Sur le quai et prêt à s’embarquer, un docteur se détourne pourtant de sa destination initialement prévue (l’Afrique) pour privilégier un mal local et intestin qui gangrène les épouses. Ce mal, on pourrait le nommer frustration sexuelle, ou tout simplement désir. Un désir que des maris cantonnés dans des rôles dont les femmes sont exclus refusent de pallier, la faute à une routine castratrice : les voici entre amis à jouer aux boules, eux qui ne savent plus faire l’amour, les voilà assis en terrasse à attendre les consommations et à reluquer à droite à gauche, sans vergogne, avec impuissance. Il faudra une tentative de suicide et l’intervention de la « médecine » moderne, qui est d’utilité publique et devrait être remboursée par la Sécurité Sociale.

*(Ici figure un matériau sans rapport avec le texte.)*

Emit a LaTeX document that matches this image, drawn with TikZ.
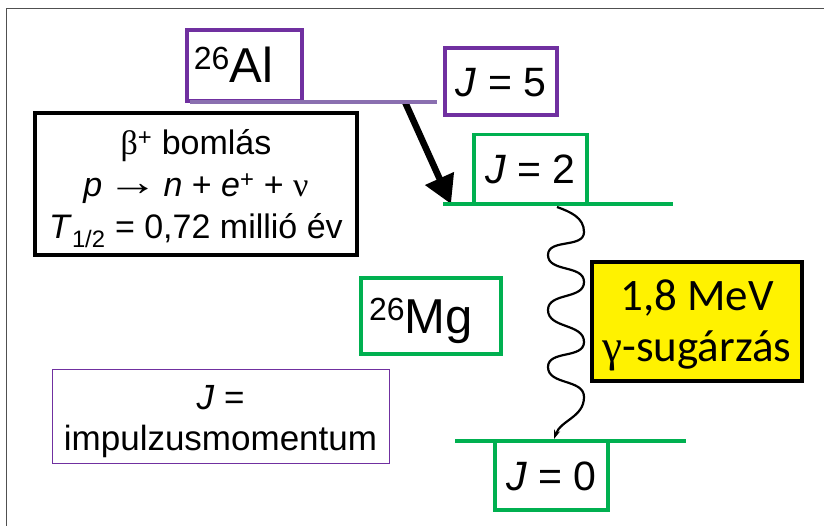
\documentclass[tikz,border=0pt]{standalone}
\usepackage{graphicx}
\usepackage{fontspec}
\setmainfont{Liberation Sans}
\newfontfamily\calfnt{Carlito}
\newfontfamily\grkfnt{Liberation Serif}
\usetikzlibrary{arrows.meta}
\definecolor{alpurple}{HTML}{7030A0}
\definecolor{linepurple}{HTML}{8A6FB0}
\definecolor{mggreen}{HTML}{00B050}
\definecolor{framegray}{HTML}{505050}
\newcommand\massnum[1]{\raisebox{13pt}{\fontsize{32}{32}\selectfont #1}}
\begin{document}
\begin{tikzpicture}[x=1pt,y=-1pt,
  tbox/.style={rectangle, inner sep=0pt, fill=white, text=black},
  purplebox/.style={tbox, draw=alpurple, line width=3.2pt},
  greenbox/.style={tbox, draw=mggreen, line width=3.2pt},
  blackbox/.style={tbox, draw=black, line width=3.2pt},
  levelline/.style={line width=4.5pt},
  jlabel/.style={font=\fontsize{41}{41}\selectfont, text height=29.4pt, text depth=0pt, minimum width=113pt, minimum height=69pt},
  isobox/.style={font=\fontsize{49}{49}\selectfont, text height=35pt, text depth=0pt},
]
\useasboundingbox (0,0) rectangle (824,526);
\draw[framegray, line width=1.6pt] (6.3,526) -- (6.3,8.7) -- (824,8.7);

% boxes
\node[purplebox, isobox, minimum width=115pt, minimum height=71pt] (al) at (244.5,65.5) {\massnum{26}Al\hspace*{22pt}};
\node[purplebox, jlabel, minimum width=112pt, minimum height=67pt] (j5) at (501,81.5) {\textit{J} = 5};
\node[blackbox, minimum width=322pt, minimum height=142pt, font=\fontsize{34}{42}\selectfont, text height=26pt, text depth=84pt] (beta) at (196,184)
  {\begin{tabular}[t]{@{}c@{}}{\grkfnt β}\textsuperscript{+} bomlás\\ \textit{p}\hspace{0.15em}{\grkfnt\raisebox{1pt}{\scalebox{1.5}[1.15]{→}}}\hspace{0.15em}\textit{n} + \textit{e}\textsuperscript{+} + {\grkfnt ν}\\ \textit{T}\textsubscript{1/2} = 0,72 millió év\end{tabular}};
\node[greenbox, jlabel] (j2) at (530.5,169) {\textit{J} = 2};
\node[greenbox, isobox, minimum width=140pt, minimum height=76pt] (mg) at (431,316) {\massnum{26}Mg\hspace*{20pt}};
\node[blackbox, fill=yellow, minimum width=210pt, minimum height=119pt, font=\calfnt\fontsize{45}{51}\selectfont, text height=29pt, text depth=51pt] (gamma) at (697,321.5)
  {\begin{tabular}[t]{@{}c@{}}1,8 MeV\\ {\grkfnt γ}-sugárzás\end{tabular}};
\node[tbox, draw=alpurple, line width=0.9pt, minimum width=337pt, minimum height=94pt, font=\fontsize{35}{41}\selectfont, text height=27pt, text depth=41pt] (jdef) at (220.5,416)
  {\begin{tabular}[t]{@{}c@{}}\textit{J} =\\ impulzusmomentum\end{tabular}};
\node[greenbox, jlabel] (j0) at (551.5,475.5) {\textit{J} = 0};

% level lines
\coordinate (alL) at (190,102);
\coordinate (alR) at (437,102);
\coordinate (mgTwoL) at (443,204);
\coordinate (mgTwoR) at (673,204);
\coordinate (mgZeroL) at (455,441);
\coordinate (mgZeroR) at (686,441);

% beta decay arrow
\coordinate (bstart) at (405,102);
\coordinate (btip) at (451,204);
\draw[line width=6.5pt, -{Triangle[length=28pt,width=30pt]}] (bstart) -- (btip);

\draw[levelline, linepurple] (alL) -- (alR);
\draw[levelline, mggreen] (mgTwoL) -- (mgTwoR);
\draw[levelline, mggreen] (mgZeroL) -- (mgZeroR);

% gamma wave
\coordinate (wtop) at (557,207);
\coordinate (wbot) at (554,439);
\draw[line width=2.2pt, -{Stealth[length=9pt,width=6pt]}] (wtop)
  to[out=-20,in=90] (584,232) to[out=-90,in=90] (548,255)
  to[out=-90,in=90] (584,282) to[out=-90,in=90] (548,310)
  to[out=-90,in=90] (584,342) to[out=-90,in=90] (548,367)
  to[out=-90,in=90] (584,397) to[out=-90,in=70] (wbot);
\end{tikzpicture}
\end{document}
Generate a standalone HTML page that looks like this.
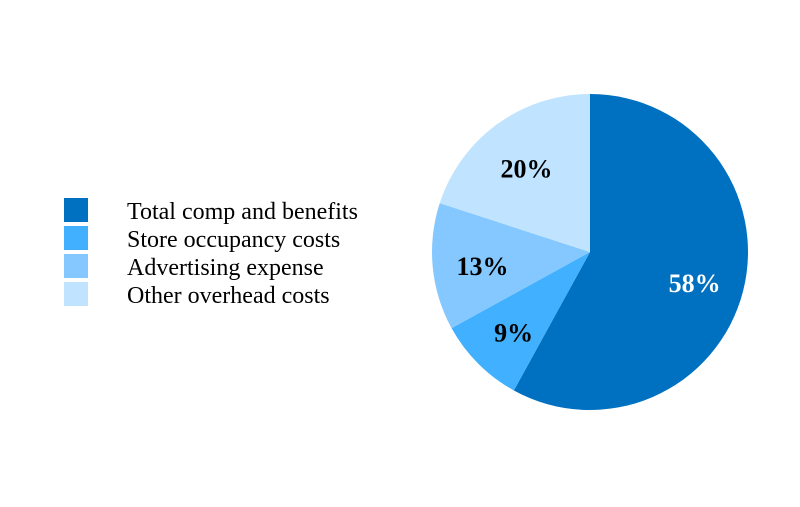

Aussi L’Étalon propose-t-il, pendant une heure et demie, un art de compenser qui marie la provocation sociale avec ma mise en scène d’un problème à l’œuvre dans la société dont il est le contemporain ; Jean-Pierre Mocky reconnaît lui-même qu’au cours des projections, de nombreux maris ont forcé leur épouse à quitter la salle de cinéma... Preuve que la vision du cinéaste, alliant la farce politique et le pamphlet virulent, dérange, qu’il met le doigt sur un point sensible encore tabou. On recrute des travailleurs du sexe en marge de la loi puis avec son consentement, on veut transformer les soldats en étalons, selon l’adage « faites l’amour et pas la guerre ». Tourné en sept petits jours, ce qui se ressent dans l’agencement des scènes dont le montage peine à divulguer les raccords parfois grossiers, le film traite de l’amour malheureux comme d’une maladie, offre à un Bourvil malade le premier rôle, celui d’un médecin persuadé de la grandeur de son geste. Et c’est là tout l’intérêt du film : le docteur n’est pas un charlatan qui se jouerait des titres pour cacher de bien immorales pratiques, non, il croit dur comme fer à son entreprise de guérison et de libération de la femme, va jusqu’à obtenir le soutien d’un député puis l’adhésion de l’Assemblée Nationale lors d’une scène aux quiproquos délicieux.
Par son rythme effréné et son goût pour le politiquement incorrect, L’Étalon parvient à penser le burlesque comme le ton adéquat pour dire quelque chose de fort sur une condition féminine alors en pleine révolution. Savoureux et jubilatoire.